■ DIRECTIVE ■
Write out the material again exactly, please, and omit the pictures.

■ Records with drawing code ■

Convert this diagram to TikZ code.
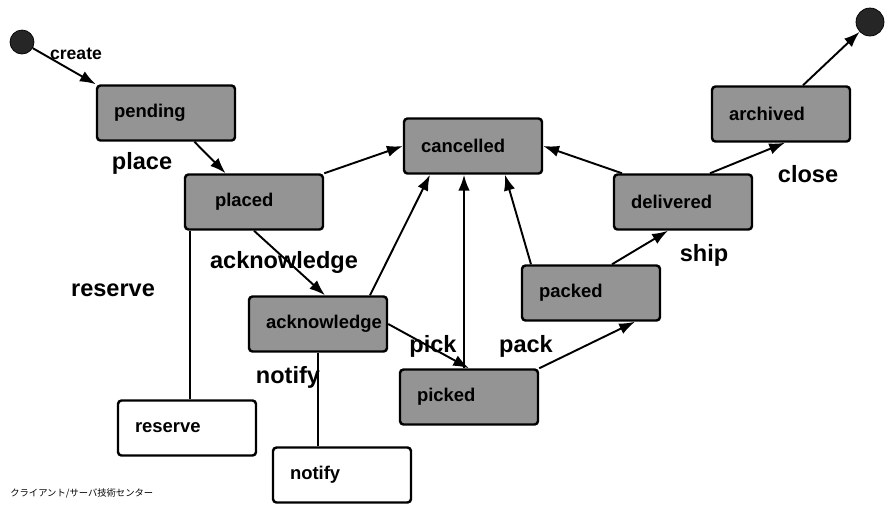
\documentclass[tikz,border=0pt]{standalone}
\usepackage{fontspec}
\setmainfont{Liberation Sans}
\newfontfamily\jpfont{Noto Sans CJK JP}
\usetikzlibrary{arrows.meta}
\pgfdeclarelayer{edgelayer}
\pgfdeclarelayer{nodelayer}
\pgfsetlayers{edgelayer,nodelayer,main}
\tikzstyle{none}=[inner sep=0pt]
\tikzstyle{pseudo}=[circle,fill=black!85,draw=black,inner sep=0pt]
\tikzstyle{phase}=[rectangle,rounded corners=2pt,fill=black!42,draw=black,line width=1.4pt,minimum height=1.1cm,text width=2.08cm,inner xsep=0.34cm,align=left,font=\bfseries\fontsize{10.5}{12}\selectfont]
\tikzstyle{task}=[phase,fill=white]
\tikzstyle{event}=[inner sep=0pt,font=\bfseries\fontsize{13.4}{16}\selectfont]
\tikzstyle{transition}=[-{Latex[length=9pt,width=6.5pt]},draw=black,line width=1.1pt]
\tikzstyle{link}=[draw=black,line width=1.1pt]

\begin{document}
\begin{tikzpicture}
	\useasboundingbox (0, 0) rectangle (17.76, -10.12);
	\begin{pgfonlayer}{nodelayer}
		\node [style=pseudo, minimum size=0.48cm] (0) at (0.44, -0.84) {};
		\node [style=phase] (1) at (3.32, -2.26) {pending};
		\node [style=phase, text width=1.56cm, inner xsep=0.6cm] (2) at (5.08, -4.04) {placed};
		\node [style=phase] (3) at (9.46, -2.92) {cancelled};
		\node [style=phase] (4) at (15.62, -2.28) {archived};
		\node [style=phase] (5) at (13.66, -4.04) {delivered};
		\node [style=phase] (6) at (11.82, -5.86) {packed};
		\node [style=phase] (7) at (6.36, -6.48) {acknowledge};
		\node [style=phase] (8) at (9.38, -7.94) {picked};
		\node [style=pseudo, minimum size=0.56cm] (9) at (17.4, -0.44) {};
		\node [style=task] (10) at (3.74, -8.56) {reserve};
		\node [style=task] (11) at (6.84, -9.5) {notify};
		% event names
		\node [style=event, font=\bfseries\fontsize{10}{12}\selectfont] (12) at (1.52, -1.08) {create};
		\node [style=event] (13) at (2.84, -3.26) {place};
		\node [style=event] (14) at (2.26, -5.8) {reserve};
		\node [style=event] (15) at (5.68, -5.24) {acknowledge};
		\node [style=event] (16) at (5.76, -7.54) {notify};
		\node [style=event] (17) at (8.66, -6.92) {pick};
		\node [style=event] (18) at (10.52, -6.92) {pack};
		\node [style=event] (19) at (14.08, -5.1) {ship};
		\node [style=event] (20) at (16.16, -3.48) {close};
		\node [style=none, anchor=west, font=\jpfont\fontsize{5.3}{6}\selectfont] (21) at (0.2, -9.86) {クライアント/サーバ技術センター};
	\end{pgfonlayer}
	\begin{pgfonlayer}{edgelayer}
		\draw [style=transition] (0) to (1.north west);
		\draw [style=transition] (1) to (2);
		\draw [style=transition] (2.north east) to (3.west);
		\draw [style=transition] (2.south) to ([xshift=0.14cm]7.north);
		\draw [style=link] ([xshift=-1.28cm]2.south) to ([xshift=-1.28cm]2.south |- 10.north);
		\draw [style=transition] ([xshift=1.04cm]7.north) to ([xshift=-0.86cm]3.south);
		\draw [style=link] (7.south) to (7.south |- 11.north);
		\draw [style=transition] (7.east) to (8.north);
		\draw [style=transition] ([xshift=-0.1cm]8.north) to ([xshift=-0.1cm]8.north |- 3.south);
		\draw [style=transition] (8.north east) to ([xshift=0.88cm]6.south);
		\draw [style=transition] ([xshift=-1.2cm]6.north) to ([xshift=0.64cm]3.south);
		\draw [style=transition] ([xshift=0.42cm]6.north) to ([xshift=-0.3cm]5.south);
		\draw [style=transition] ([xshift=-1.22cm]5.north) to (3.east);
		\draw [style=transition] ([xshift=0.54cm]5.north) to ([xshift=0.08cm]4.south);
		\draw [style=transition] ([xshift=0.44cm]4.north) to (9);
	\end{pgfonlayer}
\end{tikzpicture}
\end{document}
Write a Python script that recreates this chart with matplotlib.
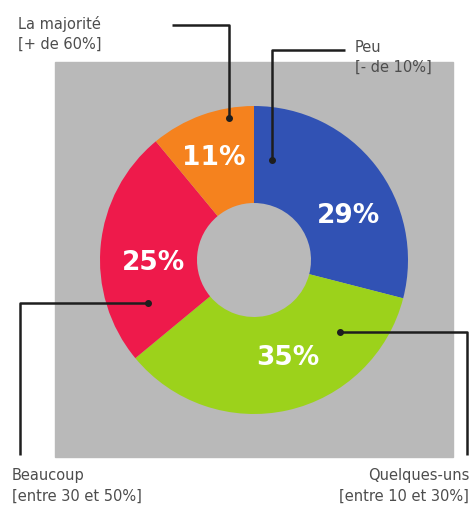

■ THE OUTPUT ■
Convert this diagram to TikZ code.
\documentclass[tikz,border=0pt]{standalone}
\usepackage{fontspec}
\setmainfont{Liberation Sans}
\newfontfamily\jpfont{Noto Sans CJK JP}
\usetikzlibrary{arrows.meta}
\pgfdeclarelayer{edgelayer}
\pgfdeclarelayer{nodelayer}
\pgfsetlayers{edgelayer,nodelayer,main}
\tikzstyle{none}=[inner sep=0pt]
\tikzstyle{pseudo}=[circle,fill=black!85,draw=black,inner sep=0pt]
\tikzstyle{phase}=[rectangle,rounded corners=2pt,fill=black!42,draw=black,line width=1.4pt,minimum height=1.1cm,text width=2.08cm,inner xsep=0.34cm,align=left,font=\bfseries\fontsize{10.5}{12}\selectfont]
\tikzstyle{task}=[phase,fill=white]
\tikzstyle{event}=[inner sep=0pt,font=\bfseries\fontsize{13.4}{16}\selectfont]
\tikzstyle{transition}=[-{Latex[length=9pt,width=6.5pt]},draw=black,line width=1.1pt]
\tikzstyle{link}=[draw=black,line width=1.1pt]

\begin{document}
\begin{tikzpicture}
	\useasboundingbox (0, 0) rectangle (17.76, -10.12);
	\begin{pgfonlayer}{nodelayer}
		\node [style=pseudo, minimum size=0.48cm] (0) at (0.44, -0.84) {};
		\node [style=phase] (1) at (3.32, -2.26) {pending};
		\node [style=phase, text width=1.56cm, inner xsep=0.6cm] (2) at (5.08, -4.04) {placed};
		\node [style=phase] (3) at (9.46, -2.92) {cancelled};
		\node [style=phase] (4) at (15.62, -2.28) {archived};
		\node [style=phase] (5) at (13.66, -4.04) {delivered};
		\node [style=phase] (6) at (11.82, -5.86) {packed};
		\node [style=phase] (7) at (6.36, -6.48) {acknowledge};
		\node [style=phase] (8) at (9.38, -7.94) {picked};
		\node [style=pseudo, minimum size=0.56cm] (9) at (17.4, -0.44) {};
		\node [style=task] (10) at (3.74, -8.56) {reserve};
		\node [style=task] (11) at (6.84, -9.5) {notify};
		% event names
		\node [style=event, font=\bfseries\fontsize{10}{12}\selectfont] (12) at (1.52, -1.08) {create};
		\node [style=event] (13) at (2.84, -3.26) {place};
		\node [style=event] (14) at (2.26, -5.8) {reserve};
		\node [style=event] (15) at (5.68, -5.24) {acknowledge};
		\node [style=event] (16) at (5.76, -7.54) {notify};
		\node [style=event] (17) at (8.66, -6.92) {pick};
		\node [style=event] (18) at (10.52, -6.92) {pack};
		\node [style=event] (19) at (14.08, -5.1) {ship};
		\node [style=event] (20) at (16.16, -3.48) {close};
		\node [style=none, anchor=west, font=\jpfont\fontsize{5.3}{6}\selectfont] (21) at (0.2, -9.86) {クライアント/サーバ技術センター};
	\end{pgfonlayer}
	\begin{pgfonlayer}{edgelayer}
		\draw [style=transition] (0) to (1.north west);
		\draw [style=transition] (1) to (2);
		\draw [style=transition] (2.north east) to (3.west);
		\draw [style=transition] (2.south) to ([xshift=0.14cm]7.north);
		\draw [style=link] ([xshift=-1.28cm]2.south) to ([xshift=-1.28cm]2.south |- 10.north);
		\draw [style=transition] ([xshift=1.04cm]7.north) to ([xshift=-0.86cm]3.south);
		\draw [style=link] (7.south) to (7.south |- 11.north);
		\draw [style=transition] (7.east) to (8.north);
		\draw [style=transition] ([xshift=-0.1cm]8.north) to ([xshift=-0.1cm]8.north |- 3.south);
		\draw [style=transition] (8.north east) to ([xshift=0.88cm]6.south);
		\draw [style=transition] ([xshift=-1.2cm]6.north) to ([xshift=0.64cm]3.south);
		\draw [style=transition] ([xshift=0.42cm]6.north) to ([xshift=-0.3cm]5.south);
		\draw [style=transition] ([xshift=-1.22cm]5.north) to (3.east);
		\draw [style=transition] ([xshift=0.54cm]5.north) to ([xshift=0.08cm]4.south);
		\draw [style=transition] ([xshift=0.44cm]4.north) to (9);
	\end{pgfonlayer}
\end{tikzpicture}
\end{document}
Write a Python script that recreates this chart with matplotlib.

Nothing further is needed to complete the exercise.